The topic of presentism in the philosophy of time came up during Dale Tuggy's visit last weekend. Dale anounced that he's a presentist. So I pressed him a bit. I had him consider some such grammatically past-tensed truth as 'JFK was assassinated.' This sentence is contingently true and indeed contingently true at present. Although the sentence is about a wholly past event, the sentence is now true. Using tensed language, we speak truly when we say that it IS true that Kennedy WAS assassinated. What I have just set forth is a Chisholmian pre-analytic datum or a Moorean fact, a given that cannot be reasonably controverted.
I then brought up the need for truth-makers for at least some truths. (I am not a truth-maker maximalist.) Consider ' I am seated' said by BV now as he sits in front of his computer. The sentence is (or expresses) a contingent truth. Now would it be at all plausible to say that this sentence is just true? Define a brute truth as a contingent truth that is just true, i.e., true, but not in virtue of anything external to the truth. The question is then: Is it plausible that 'I am seated' or the proposition it expresses be a brute truth?
I say that that is implausible in the extreme. There has to be something external to the truth-bearer that plays a role in its being true and this something cannot be anyone's say-so. At a bare minimum, the subject term 'I' must refer to something extra-linguistic, and we know what that has to be: the 200 lb animal that wears my clothes. So at a bare minimum, the sentence, to be true, must be about something, something that exists, and indeed exists extra-mentally and extra-linguistically.
Without bringing in truth-making facts or states of affairs, I have said enough to refute the notion that 'I am seated' could be a brute truth. So far so good.
Now if 'I am seated' needs a truth-maker (in a very broad sense of the term), then presumably 'Kennedy was assassinated' does as well. It can no more be a brute truth than 'I am seated' could be a brute truth.

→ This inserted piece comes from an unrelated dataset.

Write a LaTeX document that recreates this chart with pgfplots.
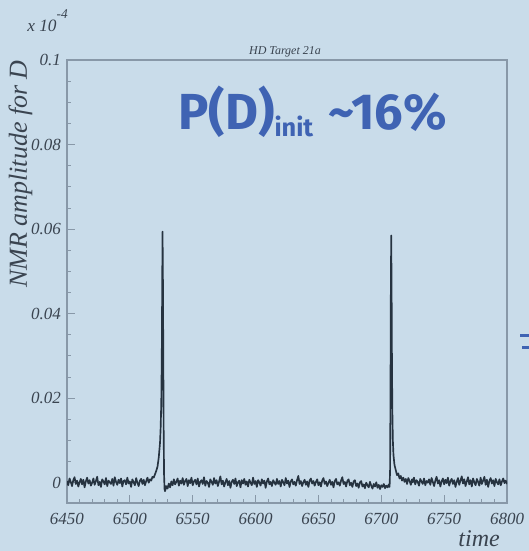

Dale balked at this, claiming that the Kennedy sentence is a brute truth. It is easy to see his reason for saying it. The reason is presentism.
Roughly, presentism is the view that only temporally present items (times, events, individuals, property-instantiations, etc.) exist, full stop. Whatever exists, exists now, where the first occurrence of 'exists' cannot be present-tensed -- that way lies tautology and triviality -- but must be in some sense be tenseless.
It is not at all clear that presentism can be given a formulation that is at once both precise and coherent. What I have just said is very rough and I have papered over some nasty difficulties. But I think I have conveyed what the presentist is trying to say. He is out to restrict the totality of what (tenselessly) exists to what presently exists. An 'eternalist' -- the going term but a howling misnomer -- by contrast resists the restriction, holding as he does that the totality of what (tenselessly) exists includes past, present, and future items.
Now if presentism is true, then JFK does not exist at all. It is not just that he does not exist now -- that's trivial -- but that he does not exist period. Well then, how can 'Kennedy was assassinated' be true? There is nothing in existence to serve as truth-maker. Neither Kennedy nor the event of his being assassinated exist. There is nothing for that sentence to be about. For on presentism, what no longer exists, does not exist at all.
The truth-maker principle and presentism come into conflict. Tuggy's 'solution' is to deny that past-tensed truths need truth-makers and hold that they are brute truths. The problem may be cast in the mold of an aporetic tetrad:
1) There are contingent past-tensed truths.
2) Past-tensed truths are true at present.
3) Truth-Maker Principle: contingent affirmative truths need existing truth-makers.
4) Presentism: Only present items exist.
The limbs of the tetrad are individually plausible but collectively inconsistent. It's a nasty problem. Which proposition will you deny?
Some will deny (1) by holding that all past-tensed truths are either false or without truth-value. Good luck with that!
Some will deny (2). Also a non-starter.
Some will deny or revise (3) by maintaining that past-tensed truths are brute truths. This is Tuggy's line. Very hard to swallow!
Some will deny (4). This might be the best solution, but it too has its drawbacks which I can't go into now.
It may be that the problem is insoluble in the sense that, no matter which solution you offer, that solution will give rise to puzzles as bad or worse than the original puzzle. I am tempted to say something along these lines. But then I am aporetically inclined.
But for now my purpose is merely to induce in Tuggy some skepticism about presentism. One ought to be skeptical of it since it conflicts with the truth-maker principle which in my minimalist formulation is exceedingly plausible, more plausible, I would say, than presentism, about which there are serious doubts that it is susceptible of a coherent formulation.
And please note that if one rejects presentism one is not thereby forced to embrace eternalism. While they cannot both be true, they can both be false.